Pour sortir de cette menace il faut remplacer l'humain au centre de
l'entreprise. Qu'il en soit la valeur étalon. Une société basée sur une
hyper précarité stricte est une société qui n'a pas d'avenir. Elle
nierait son propre avenir et ce qui est de l'ordre du nécessaire si
elle négligeait les facteurs qui peuvent lui permettre de sortir, ou de
ne pas entrer, dans la récession. Ce n'est bien sûr pas là la seule
orientation utile, mais elle est primordiale. A tous les niveaux, la
qualité des hommes fait la différence. Bien sur leur capacité à
évoluer, leur connaissance de l'algèbre informatique est primordiale.

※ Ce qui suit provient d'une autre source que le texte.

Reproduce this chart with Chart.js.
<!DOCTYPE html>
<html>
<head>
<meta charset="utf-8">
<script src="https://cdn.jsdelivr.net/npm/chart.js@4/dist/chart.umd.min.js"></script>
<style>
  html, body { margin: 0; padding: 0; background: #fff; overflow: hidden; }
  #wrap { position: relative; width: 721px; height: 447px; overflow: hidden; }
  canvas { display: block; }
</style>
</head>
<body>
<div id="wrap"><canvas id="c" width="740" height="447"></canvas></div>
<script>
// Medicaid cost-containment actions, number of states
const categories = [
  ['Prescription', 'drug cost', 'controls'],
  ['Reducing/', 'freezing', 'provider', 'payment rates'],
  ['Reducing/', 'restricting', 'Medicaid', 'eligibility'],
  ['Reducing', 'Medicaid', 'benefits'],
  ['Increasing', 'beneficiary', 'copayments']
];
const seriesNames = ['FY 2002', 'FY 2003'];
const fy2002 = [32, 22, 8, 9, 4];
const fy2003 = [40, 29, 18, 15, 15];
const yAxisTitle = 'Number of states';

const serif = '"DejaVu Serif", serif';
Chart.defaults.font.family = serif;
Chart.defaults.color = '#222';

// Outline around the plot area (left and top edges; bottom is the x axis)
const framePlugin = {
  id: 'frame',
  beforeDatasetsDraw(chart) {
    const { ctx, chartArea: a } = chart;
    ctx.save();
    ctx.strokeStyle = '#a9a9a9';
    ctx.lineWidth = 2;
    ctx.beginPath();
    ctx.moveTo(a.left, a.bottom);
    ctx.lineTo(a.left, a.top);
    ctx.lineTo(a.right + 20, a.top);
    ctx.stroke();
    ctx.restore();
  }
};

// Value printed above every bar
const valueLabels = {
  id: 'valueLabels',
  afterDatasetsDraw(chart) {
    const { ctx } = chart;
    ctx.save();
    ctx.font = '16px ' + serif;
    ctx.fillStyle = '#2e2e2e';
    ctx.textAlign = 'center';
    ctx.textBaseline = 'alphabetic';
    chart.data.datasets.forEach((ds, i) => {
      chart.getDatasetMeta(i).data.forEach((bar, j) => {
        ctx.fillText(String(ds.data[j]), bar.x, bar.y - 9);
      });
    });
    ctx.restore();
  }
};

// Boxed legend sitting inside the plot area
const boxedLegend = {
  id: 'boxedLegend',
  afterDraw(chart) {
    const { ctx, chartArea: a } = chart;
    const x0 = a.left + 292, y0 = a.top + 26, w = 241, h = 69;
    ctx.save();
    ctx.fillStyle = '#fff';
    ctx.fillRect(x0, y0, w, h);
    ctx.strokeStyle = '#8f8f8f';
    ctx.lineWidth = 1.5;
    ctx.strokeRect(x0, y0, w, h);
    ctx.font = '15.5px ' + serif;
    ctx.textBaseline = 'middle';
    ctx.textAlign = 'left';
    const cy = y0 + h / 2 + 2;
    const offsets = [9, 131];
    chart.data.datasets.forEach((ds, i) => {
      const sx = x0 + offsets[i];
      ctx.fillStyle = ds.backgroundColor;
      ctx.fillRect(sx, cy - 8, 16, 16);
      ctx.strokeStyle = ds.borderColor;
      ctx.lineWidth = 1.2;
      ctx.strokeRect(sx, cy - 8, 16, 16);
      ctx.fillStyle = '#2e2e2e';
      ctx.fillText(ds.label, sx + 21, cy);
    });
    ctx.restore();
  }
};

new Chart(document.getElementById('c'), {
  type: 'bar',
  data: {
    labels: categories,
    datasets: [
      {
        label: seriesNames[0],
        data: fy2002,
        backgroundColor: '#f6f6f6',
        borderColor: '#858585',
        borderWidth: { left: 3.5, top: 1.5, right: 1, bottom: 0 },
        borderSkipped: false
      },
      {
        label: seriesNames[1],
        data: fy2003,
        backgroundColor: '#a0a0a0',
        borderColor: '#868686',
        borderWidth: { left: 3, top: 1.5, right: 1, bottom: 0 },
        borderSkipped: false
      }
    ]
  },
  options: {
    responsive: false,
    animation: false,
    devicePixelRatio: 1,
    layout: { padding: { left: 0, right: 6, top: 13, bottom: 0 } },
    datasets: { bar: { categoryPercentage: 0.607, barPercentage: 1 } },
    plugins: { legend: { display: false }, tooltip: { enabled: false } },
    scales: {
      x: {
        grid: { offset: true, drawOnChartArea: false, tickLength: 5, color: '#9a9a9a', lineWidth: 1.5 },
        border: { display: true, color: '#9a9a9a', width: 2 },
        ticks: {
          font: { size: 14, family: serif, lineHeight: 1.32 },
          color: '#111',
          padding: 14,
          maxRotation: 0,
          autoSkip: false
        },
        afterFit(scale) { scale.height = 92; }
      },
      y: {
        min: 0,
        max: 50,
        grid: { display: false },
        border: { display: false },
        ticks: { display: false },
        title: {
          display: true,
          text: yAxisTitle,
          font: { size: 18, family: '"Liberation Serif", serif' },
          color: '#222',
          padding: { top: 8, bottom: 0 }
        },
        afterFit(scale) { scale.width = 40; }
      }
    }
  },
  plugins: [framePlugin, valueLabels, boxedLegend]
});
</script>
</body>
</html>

Il ne faut donc pas paniquer.
Il faut se mettre au travail. Ne pas se placer dans des perspectives
extrêmes. Ne pas non plus se placer dans un esprit de régression.
Sortir de l'appréhension, retrouver la confiance en soi et dans les
équipes auxquelles on est rattaché. C'est dur pour vous, c'est dur pour
un nombre large d'entre nous. Sachons faire face. Partout faire
affleurer les conditions d'une réorientation constructive des
professionnels afin que leur expérience ne soit pas perdue. Voire une
simple continuation de ce qui fonctionne. On ne change pas une équipe
qui gagne, un système qui gagne. Quelle ne soit pas "démobilisée". Ce
serait là le but non avoué de certains esprits obscurantistes qui
remettent en cause la solidarité et l'esprit d'initiative dont sont
capables ceux qui font l'économie au quotidien.
Aidez-vous les uns les autres. Aidez-vous vous-même. Soyez votre propre
mécène. Retrouvez le souffle. Réapprenez à respirer. A organiser votre
temps. A profiter de l'espace de liberté qui se dégage. Faites
plein de choses intéressantes et ne vous laissez pas guider par une
logique obscurantiste ou régressive ou réductrice. Repartez. On croit
qu'il n'y a parfois rien à faire, que nous n'avons aucune marge de
manœuvre. Que le chômage est seul censé venir répondre. C'est faux. Il
n'y a jamais eu autant de travail à accomplir pour qui sait se donner
la peine de l'imaginer.
L'important est de ne jamais désespérer.